The UK’s largest rock school for children has been named an “Official Supporter” of the Heavy Music Awards 2017.
Now in its tenth year, Rock Steady Music School is inspiring a new generation of young people and teaches more than 10,000 four to eleven year old’s every week to play music in their own bands, while also providing full-time employment opportunities to credible musicians all over the country.
Music industry veteran and CEO of Rocksteady, Scott Monks said: “I have been impressed by the level of involvement Heavy Music Awards has achieved from the industry and also their voting mechanic which uses credible industry experts in a vote to create a list of nominees and then ultimately gives the fans the final say.

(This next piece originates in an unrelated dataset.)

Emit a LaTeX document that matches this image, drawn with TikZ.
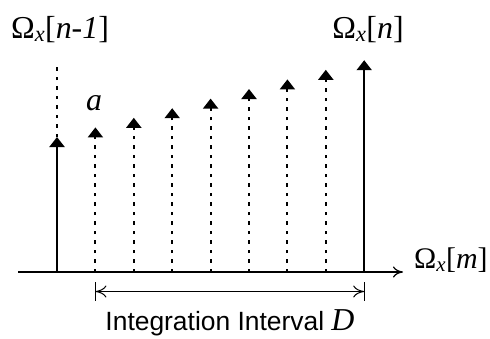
\documentclass[tikz,border=0pt]{standalone}
\usepackage{fontspec}
\setmainfont{Liberation Serif}
\newfontfamily\sansf{Liberation Sans}
\usetikzlibrary{arrows.meta}
\begin{document}
\begin{tikzpicture}[x=1bp,y=-1bp,
  stemline/.style={line width=2bp, -{Triangle[width=15bp,length=10bp]}},
  dotstem/.style={stemline, dash pattern=on 3.5bp off 6bp},
  dotline/.style={line width=2bp, dash pattern=on 3.5bp off 6bp},
  axisline/.style={line width=1.5bp, -{To[length=10bp,width=11bp,line width=1.2bp]}},
  intline/.style={line width=1bp, {To[length=11bp,width=12bp]}-{To[length=11bp,width=12bp]}},
  tickline/.style={line width=1bp},
  mathlab/.style={inner sep=0pt, font=\fontsize{32}{38}\selectfont},
  textlab/.style={inner sep=0pt, font=\fontsize{26.5}{32}\selectfont\sansf}
]
\useasboundingbox (0,0) rectangle (490,338);
\foreach \k in {0,...,8} {
  \coordinate (b\k) at ({57+38.4*\k},272);
  \coordinate (t\k) at ({57+38.4*\k},{137-9.6*\k});
}
\coordinate (axs) at (18,272);
\coordinate (axe) at (403,272);
\coordinate (top0) at (57,61);
% axis
\draw[axisline] (axs) -- (axe);
% stems
\draw[stemline] (b0) -- (t0);
\draw[dotline] (t0) -- (top0);
\foreach \k in {1,...,7} { \draw[dotstem] (b\k) -- (t\k); }
\draw[stemline] (b8) -- (t8);
% integration interval
\coordinate (ia) at ({57+38.4},291.5);
\coordinate (ib) at ({57+38.4*8},291.5);
\coordinate (ia1) at ({57+38.4},282);
\coordinate (ia2) at ({57+38.4},301);
\coordinate (ib1) at ({57+38.4*8},282);
\coordinate (ib2) at ({57+38.4*8},301);
\draw[intline] (ia) -- (ib);
\draw[tickline] (ia1) -- (ia2);
\draw[tickline] (ib1) -- (ib2);
% labels
\node[mathlab, anchor=base] (lprev) at (60,38) {Ω\textsubscript{\textit{x}}[\textit{n-1}]};
\node[mathlab, anchor=base] (lcur) at (368,38) {Ω\textsubscript{\textit{x}}[\textit{n}]};
\node[mathlab, anchor=base west, font=\fontsize{30}{36}\selectfont] (lm) at (414,268) {Ω\textsubscript{\textit{x}}[\textit{m}]};
\node[mathlab, anchor=base west] (la) at (86,110) {\textit{a}};
\node[textlab, anchor=base] (lint) at (230,330) {Integration Interval {\fontsize{32}{38}\rmfamily\itshape D}};
\end{tikzpicture}
\end{document}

“Rocksteady love to celebrate all that is good about the music scene, plus we love a good party so I said count us in!”
Explaining why it is important to empower young people through music at an early age, Monks added: “Through our unique methodologies and passionate culture developed over the last ten years, we are able to get any child playing real music on quality instruments in their own band within ten minutes, even if they have never played before.
“This has a massive impact on their confidence and is transformational for music education.”

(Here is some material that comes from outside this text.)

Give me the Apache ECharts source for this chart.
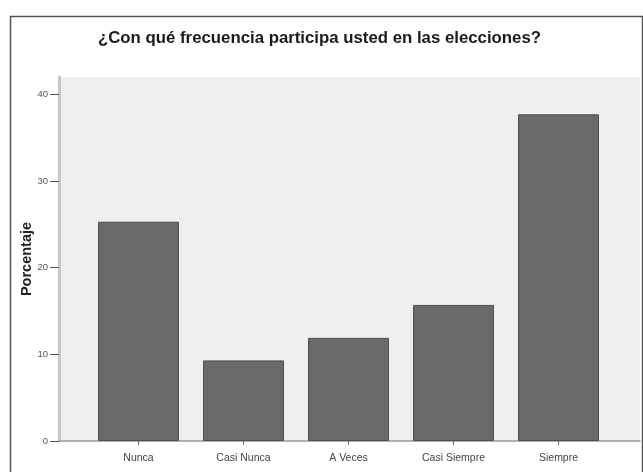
<!DOCTYPE html>
<html><head><meta charset="utf-8">
<script src="https://cdn.jsdelivr.net/npm/echarts@6/dist/echarts.min.js"></script>
<style>html,body{margin:0;padding:0;background:#fff}#c{width:643px;height:472px}</style>
</head><body><div id="c"></div>
<script>
const titleText = '¿Con qué frecuencia participa usted en las elecciones?';
const yAxisName = 'Porcentaje';
const categories = ['Nunca', 'Casi Nunca', 'A Veces', 'Casi Siempre', 'Siempre'];
const values = [25.3, 9.3, 11.9, 15.7, 37.7];
const yTicks = [0, 10, 20, 30, 40];

const font = '"Liberation Sans", Arial, sans-serif';
const chart = echarts.init(document.getElementById('c'), null, {renderer: 'canvas'});
chart.setOption({
  animation: false,
  backgroundColor: '#fff',
  textStyle: {fontFamily: font},
  title: {
    text: titleText, left: 98, top: 30, padding: 0,
    textStyle: {fontSize: 16.8, fontWeight: 'bold', color: '#1a1a1a', fontFamily: font}
  },
  graphic: [{
    type: 'rect', left: 8, top: 14, silent: true,
    shape: {width: 632, height: 470},
    style: {fill: 'none', stroke: '#555', lineWidth: 1.5}
  }],
  grid: [
    {left: 59, top: 77, right: 3, bottom: 31, show: true, backgroundColor: '#efefef', borderWidth: 0},
    {left: 86, top: 77, right: 32, bottom: 31}
  ],
  xAxis: [
    {gridIndex: 0, type: 'value', min: 0, max: 1, axisLine: {show: true, lineStyle: {color: '#999', width: 1.5}},
     axisTick: {show: false}, axisLabel: {show: false}, splitLine: {show: false}},
    {gridIndex: 1, type: 'category', data: categories,
     axisLine: {show: false},
     axisTick: {show: true, alignWithLabel: true, length: 4, lineStyle: {color: '#666'}},
     axisLabel: {fontSize: 10.5, color: '#444', margin: 12, fontFamily: font}}
  ],
  yAxis: [
    {gridIndex: 0, type: 'value', min: 0, max: 42, interval: 10,
     name: yAxisName, nameLocation: 'middle', nameGap: 25, nameMoveOverlap: false,
     nameTextStyle: {fontSize: 14.5, fontWeight: 'bold', color: '#222', fontFamily: font},
     axisLine: {show: true, lineStyle: {color: '#c8c8c8', width: 3}},
     axisTick: {show: true, length: 9, lineStyle: {color: '#555'}, customValues: yTicks},
     axisLabel: {fontSize: 9.5, color: '#555', margin: 11, customValues: yTicks, fontFamily: font},
     splitLine: {show: false}},
    {gridIndex: 1, type: 'value', min: 0, max: 42, show: false}
  ],
  series: [{
    type: 'bar', xAxisIndex: 1, yAxisIndex: 1, data: values, barWidth: 81,
    itemStyle: {color: '#6a6a6a', borderColor: '#4f4f4f', borderWidth: 1}
  }]
});
</script></body></html>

The team at Rocksteady will attend HMA17 at House of Vans London on August 24.
Andy Pritchard, co-founder of the Heavy Music Awards, said: “Discovering and nurturing talent is such an important part of the music scene and we are very proud to be working with Rocksteady Music School to showcase the opportunities they provide for young children, many of whom will be picking up a guitar or drumstick for the first time.”

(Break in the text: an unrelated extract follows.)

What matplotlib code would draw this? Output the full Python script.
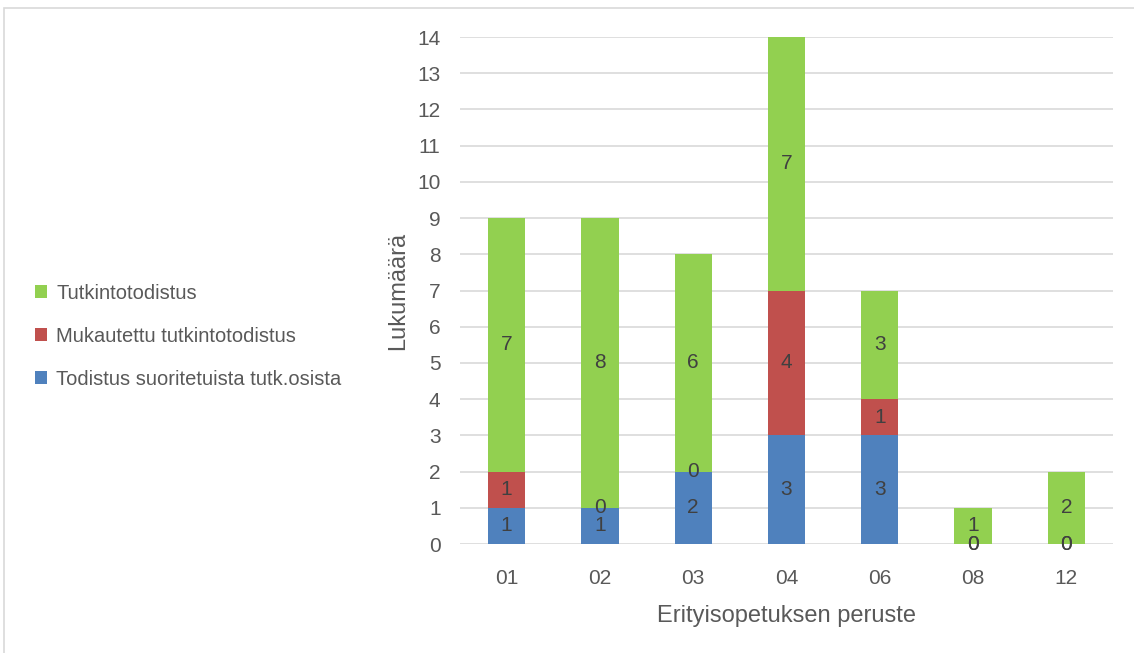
import numpy as np
import matplotlib.pyplot as plt
from matplotlib.patches import Rectangle

plt.rcParams['font.family'] = ['Liberation Sans Narrow', 'Liberation Sans', 'DejaVu Sans']

categories = ['01', '02', '03', '04', '06', '08', '12']
todistus_osista = [1, 1, 2, 3, 3, 0, 0]
mukautettu = [1, 0, 0, 4, 1, 0, 0]
tutkintotodistus = [7, 8, 6, 7, 3, 1, 2]

series = [
    ('Todistus suoritetuista tutk.osista', todistus_osista, '#4f81bd'),
    ('Mukautettu tutkintotodistus', mukautettu, '#c0504d'),
    ('Tutkintotodistus', tutkintotodistus, '#92d050'),
]

txt = '#595959'
fig = plt.figure(figsize=(11.34, 6.53), dpi=100)
ax = fig.add_axes([0.4056, 0.1669, 0.5759, 0.7764])

x = np.arange(len(categories))
bottom = np.zeros(len(categories))
handles = []
for name, vals, col in series:
    vals = np.array(vals)
    b = ax.bar(x, vals, 0.4, bottom=bottom, color=col, label=name, zorder=3)
    handles.append(b)
    for xi, v, bt in zip(x, vals, bottom):
        ax.text(xi, bt + v / 2, str(v), ha='center', va='center',
                fontsize=15, color='#404040', zorder=4)
    bottom = bottom + vals

ax.set_xlim(-0.5, len(categories) - 0.5)
ax.set_ylim(0, 14)
ax.set_yticks(range(0, 15))
ax.set_xticks(x)
ax.set_xticklabels(categories)
ax.tick_params(length=0, labelsize=15, colors=txt)
ax.tick_params(axis='y', pad=14)
ax.tick_params(axis='x', pad=18)
ax.grid(axis='y', color='#d9d9d9', linewidth=1.2, zorder=0)
for s in ax.spines.values():
    s.set_visible(False)
ax.set_ylabel('Lukumäärä', fontsize=17, color=txt, labelpad=6)
ax.set_xlabel('Erityisopetuksen peruste', fontsize=17, color=txt, labelpad=12)

fig.legend(handles[::-1], [s[0] for s in series][::-1], loc='center left',
           bbox_to_anchor=(0.015, 0.485), frameon=False, fontsize=14.5,
           labelcolor=txt, handlelength=0.6, handleheight=0.6,
           handletextpad=0.45, labelspacing=1.2)

fig.patches.append(Rectangle((0.0035, -0.01), 1.1, 0.998, transform=fig.transFigure,
                             fill=False, edgecolor='#d9d9d9', linewidth=1.2))

fig.savefig('out.png', dpi=100)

Rocksteady is the largest and fastest growing rock school for children in the UK.
In addition to weekly band lessons to more than 10,000 kids, Rocksteady also delivers free live music experiences to tens of thousands of children every year.
Through its in-house, self-funded Rocksteady Foundation, Rocksteady also provides free charity days and hundreds of free bursary spaces to young people who would not otherwise be able to access the programme.